Today the ride known as Sik (#3034) wasn’t ready to open with the park, though the delay wasn’t too bad; the first train boarded at 10:20am. I took my seat for my one and only lap at 11:00am, ending up in the rear of car six. From that location the experience was about what I expected; a solid and respectable first half of a coaster, followed by the heart-line roll sequence that is probably best described as an acquired taste. The ride comfort level was fine, aided considerably by the lap bar restraints, though it’d be remiss of me not to record some definite vibration which is a bit worrying for a ride that has only been open for a month. The ride is an enormous upgrade over its southern brother, and a worthy addition to the park, even if it's not the sort of thing I would choose to marathon.
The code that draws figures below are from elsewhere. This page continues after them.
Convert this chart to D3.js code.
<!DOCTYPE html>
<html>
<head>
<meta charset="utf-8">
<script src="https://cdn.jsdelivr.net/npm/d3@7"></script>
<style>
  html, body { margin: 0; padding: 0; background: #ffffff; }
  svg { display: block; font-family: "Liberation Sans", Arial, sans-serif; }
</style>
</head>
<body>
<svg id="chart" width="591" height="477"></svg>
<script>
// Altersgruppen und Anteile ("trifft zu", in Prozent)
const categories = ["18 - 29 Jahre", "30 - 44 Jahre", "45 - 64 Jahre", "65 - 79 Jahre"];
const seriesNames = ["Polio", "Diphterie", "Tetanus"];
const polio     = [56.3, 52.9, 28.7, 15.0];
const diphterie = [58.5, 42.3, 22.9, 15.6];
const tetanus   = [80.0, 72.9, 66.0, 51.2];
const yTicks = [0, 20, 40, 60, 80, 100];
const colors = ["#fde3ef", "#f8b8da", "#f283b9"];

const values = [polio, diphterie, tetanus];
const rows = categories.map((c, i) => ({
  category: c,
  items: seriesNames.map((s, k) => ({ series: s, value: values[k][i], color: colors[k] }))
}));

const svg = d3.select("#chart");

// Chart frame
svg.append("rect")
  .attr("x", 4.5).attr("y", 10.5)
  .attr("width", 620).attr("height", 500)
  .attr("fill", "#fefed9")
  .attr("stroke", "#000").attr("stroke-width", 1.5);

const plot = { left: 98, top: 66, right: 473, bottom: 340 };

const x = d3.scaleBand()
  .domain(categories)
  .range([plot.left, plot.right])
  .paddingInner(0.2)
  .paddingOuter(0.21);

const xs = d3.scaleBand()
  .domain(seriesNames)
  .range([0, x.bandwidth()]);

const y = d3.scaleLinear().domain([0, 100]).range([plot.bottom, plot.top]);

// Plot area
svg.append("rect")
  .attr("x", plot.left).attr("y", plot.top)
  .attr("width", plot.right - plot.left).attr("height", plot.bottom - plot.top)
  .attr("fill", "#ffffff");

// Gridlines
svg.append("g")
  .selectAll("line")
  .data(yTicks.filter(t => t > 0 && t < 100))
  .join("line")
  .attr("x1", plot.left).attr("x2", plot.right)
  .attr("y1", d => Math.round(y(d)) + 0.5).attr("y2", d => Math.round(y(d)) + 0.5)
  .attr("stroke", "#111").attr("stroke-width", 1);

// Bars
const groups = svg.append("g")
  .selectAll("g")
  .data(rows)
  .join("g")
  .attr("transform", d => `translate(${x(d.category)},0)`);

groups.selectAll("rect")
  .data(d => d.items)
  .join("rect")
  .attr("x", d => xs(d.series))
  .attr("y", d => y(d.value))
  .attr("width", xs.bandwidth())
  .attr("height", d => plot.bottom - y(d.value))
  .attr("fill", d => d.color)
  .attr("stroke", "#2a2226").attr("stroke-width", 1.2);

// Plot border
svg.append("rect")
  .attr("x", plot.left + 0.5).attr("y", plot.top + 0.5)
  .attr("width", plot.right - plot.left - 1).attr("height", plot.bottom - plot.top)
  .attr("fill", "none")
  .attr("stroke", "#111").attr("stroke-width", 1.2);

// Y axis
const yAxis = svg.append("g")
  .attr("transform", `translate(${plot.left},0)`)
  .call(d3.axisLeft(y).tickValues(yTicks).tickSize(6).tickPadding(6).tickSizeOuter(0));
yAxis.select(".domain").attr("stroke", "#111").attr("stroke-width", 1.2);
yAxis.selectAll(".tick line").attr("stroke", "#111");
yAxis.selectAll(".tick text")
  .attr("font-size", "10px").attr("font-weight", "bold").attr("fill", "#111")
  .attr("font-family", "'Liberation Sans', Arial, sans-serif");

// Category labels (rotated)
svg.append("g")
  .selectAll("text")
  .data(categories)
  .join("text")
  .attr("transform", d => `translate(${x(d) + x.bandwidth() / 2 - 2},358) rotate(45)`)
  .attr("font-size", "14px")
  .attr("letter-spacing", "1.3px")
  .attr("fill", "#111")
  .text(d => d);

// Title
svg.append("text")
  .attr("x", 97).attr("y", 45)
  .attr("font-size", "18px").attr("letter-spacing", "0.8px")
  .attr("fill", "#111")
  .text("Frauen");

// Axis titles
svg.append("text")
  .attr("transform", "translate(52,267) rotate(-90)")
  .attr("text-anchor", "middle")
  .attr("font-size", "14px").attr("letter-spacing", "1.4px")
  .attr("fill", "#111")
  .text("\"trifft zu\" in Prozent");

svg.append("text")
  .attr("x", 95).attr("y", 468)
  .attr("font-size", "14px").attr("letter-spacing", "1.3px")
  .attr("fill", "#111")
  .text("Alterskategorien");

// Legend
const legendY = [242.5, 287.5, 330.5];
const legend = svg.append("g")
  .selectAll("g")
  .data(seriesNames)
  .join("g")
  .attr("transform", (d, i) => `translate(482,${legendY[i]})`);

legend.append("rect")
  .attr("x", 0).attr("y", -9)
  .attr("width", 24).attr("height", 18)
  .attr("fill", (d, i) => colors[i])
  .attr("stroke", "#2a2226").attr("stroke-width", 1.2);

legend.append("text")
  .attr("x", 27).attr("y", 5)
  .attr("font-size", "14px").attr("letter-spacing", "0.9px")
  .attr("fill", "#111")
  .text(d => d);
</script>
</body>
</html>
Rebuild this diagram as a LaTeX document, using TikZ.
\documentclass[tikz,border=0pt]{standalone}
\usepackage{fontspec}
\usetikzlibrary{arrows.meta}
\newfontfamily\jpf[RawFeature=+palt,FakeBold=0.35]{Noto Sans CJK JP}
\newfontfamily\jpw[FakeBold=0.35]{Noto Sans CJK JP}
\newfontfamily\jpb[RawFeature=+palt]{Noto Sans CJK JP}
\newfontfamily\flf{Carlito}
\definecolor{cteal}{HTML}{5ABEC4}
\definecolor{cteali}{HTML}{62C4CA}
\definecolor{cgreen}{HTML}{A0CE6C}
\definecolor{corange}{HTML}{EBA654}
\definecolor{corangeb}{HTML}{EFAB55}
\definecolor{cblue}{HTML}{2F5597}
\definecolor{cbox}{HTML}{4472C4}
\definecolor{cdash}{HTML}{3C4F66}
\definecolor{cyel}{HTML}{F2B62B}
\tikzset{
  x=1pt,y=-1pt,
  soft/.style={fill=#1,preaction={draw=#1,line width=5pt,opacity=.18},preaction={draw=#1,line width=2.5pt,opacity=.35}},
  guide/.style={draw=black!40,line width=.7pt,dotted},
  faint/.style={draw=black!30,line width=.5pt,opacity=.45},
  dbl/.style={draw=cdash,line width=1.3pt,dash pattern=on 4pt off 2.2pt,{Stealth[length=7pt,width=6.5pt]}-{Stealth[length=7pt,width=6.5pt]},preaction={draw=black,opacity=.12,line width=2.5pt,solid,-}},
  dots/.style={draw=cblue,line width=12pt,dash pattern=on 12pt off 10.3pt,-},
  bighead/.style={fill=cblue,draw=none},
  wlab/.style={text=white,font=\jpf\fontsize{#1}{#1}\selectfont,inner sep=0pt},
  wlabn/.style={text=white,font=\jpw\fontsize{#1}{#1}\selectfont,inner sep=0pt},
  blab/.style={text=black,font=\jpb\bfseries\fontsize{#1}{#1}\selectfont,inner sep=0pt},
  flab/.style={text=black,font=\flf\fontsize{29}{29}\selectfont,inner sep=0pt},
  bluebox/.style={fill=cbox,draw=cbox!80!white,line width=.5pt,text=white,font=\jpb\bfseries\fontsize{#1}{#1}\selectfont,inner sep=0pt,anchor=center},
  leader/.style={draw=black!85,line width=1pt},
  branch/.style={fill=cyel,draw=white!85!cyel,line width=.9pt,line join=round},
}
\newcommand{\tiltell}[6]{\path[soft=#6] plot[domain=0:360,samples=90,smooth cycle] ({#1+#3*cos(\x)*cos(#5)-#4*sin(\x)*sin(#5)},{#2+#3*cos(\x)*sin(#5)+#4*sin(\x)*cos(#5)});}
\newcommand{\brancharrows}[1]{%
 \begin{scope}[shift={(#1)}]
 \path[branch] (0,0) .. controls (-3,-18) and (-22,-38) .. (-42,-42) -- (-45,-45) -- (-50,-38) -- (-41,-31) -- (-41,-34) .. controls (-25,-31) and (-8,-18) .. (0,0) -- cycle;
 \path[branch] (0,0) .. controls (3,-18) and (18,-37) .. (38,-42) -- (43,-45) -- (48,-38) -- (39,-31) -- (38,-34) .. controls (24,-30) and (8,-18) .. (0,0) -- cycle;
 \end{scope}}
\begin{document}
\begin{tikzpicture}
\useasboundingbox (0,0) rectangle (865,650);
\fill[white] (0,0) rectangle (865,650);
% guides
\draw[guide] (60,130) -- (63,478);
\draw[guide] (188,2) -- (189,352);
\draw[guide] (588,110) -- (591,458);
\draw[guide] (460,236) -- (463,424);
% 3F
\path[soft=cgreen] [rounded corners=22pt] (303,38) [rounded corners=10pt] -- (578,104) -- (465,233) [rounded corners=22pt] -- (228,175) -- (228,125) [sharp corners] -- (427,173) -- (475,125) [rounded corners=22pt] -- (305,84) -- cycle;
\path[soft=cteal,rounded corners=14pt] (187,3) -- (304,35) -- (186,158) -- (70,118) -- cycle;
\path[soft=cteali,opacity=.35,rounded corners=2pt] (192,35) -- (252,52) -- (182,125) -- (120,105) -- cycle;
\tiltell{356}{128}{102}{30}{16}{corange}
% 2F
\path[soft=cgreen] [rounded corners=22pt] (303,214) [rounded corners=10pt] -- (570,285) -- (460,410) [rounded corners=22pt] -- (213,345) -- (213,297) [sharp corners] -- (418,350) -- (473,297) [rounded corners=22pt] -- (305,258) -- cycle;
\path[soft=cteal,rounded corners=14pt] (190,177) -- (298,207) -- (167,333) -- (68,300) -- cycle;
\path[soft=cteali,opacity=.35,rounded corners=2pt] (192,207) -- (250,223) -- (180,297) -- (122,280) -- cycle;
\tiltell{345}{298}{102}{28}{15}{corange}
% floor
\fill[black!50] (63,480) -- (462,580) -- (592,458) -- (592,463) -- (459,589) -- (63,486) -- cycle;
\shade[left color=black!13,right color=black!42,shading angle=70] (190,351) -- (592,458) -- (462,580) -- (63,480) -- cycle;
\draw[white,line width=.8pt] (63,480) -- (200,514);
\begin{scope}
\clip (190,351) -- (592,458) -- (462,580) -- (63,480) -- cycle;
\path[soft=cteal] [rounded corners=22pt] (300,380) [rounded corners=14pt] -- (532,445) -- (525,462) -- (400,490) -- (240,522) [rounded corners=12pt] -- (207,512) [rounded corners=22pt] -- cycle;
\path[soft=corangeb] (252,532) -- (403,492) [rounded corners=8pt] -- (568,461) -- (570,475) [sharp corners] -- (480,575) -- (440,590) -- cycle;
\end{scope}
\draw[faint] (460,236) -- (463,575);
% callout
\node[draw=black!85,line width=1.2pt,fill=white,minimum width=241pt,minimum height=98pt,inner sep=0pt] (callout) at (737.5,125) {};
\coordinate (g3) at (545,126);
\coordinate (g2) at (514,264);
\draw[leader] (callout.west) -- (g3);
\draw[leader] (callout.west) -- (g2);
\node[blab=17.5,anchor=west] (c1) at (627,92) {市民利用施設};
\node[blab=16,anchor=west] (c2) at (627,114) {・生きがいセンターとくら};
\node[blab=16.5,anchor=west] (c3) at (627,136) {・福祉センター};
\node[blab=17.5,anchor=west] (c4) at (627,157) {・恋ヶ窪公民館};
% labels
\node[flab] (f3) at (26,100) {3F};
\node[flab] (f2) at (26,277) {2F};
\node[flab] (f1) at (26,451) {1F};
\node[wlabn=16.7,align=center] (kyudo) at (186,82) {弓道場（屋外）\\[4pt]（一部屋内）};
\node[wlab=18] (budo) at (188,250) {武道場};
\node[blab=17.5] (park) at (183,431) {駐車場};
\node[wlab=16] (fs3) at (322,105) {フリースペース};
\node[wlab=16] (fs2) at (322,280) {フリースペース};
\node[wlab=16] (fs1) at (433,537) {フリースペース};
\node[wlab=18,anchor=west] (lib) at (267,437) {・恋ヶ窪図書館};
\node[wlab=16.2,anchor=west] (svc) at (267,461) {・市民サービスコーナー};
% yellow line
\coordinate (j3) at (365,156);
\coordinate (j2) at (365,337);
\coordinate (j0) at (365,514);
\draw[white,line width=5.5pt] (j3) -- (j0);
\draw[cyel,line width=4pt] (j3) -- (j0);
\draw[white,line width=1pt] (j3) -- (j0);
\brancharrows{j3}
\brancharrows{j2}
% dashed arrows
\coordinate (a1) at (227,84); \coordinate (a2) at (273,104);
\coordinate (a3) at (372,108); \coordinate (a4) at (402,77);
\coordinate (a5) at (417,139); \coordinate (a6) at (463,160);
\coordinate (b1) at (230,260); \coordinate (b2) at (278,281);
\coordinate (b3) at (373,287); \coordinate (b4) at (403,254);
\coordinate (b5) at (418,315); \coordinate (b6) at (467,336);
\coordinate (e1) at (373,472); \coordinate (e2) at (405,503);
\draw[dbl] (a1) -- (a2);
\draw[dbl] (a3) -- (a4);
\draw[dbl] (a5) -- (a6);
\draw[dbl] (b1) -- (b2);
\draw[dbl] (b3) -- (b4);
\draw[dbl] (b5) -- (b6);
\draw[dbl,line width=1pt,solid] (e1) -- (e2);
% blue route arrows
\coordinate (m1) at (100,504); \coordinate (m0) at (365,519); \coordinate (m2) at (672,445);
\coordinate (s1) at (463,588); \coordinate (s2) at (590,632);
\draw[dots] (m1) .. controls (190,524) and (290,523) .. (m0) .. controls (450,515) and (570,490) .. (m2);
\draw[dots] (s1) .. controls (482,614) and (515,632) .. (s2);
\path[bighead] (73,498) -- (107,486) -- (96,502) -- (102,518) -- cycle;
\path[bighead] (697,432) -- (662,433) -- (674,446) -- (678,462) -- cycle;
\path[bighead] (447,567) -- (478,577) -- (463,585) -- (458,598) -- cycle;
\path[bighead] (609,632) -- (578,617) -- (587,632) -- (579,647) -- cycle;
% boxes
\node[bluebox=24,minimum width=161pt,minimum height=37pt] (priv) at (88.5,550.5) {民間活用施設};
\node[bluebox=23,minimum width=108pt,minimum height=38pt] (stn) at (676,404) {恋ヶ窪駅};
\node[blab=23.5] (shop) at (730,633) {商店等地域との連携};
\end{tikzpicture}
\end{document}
My second stop was the Runaway Mine Train, now in its fifth different location – three of which have been inside the gates of Flamingo Land. First-generation Zamperla 80STDs are not enormously comfortable at the best of times, and it’s fair to say that this one felt like the pieces might not have been put together correctly.
By the time I disembarked every operating coaster had a queue of at least an hour, and I decided upon reflection that there was nothing in the roster that I cared about enough to justify that length of wait. At the risk of coming across as a jaded (and self-entitled) enthusiast, the coaster collection at Flamingo Land is a definite case of quantity over quality. A custom-layout wood coaster was rumoured for the park during the noughties; it’s a genuine shame that it never got built.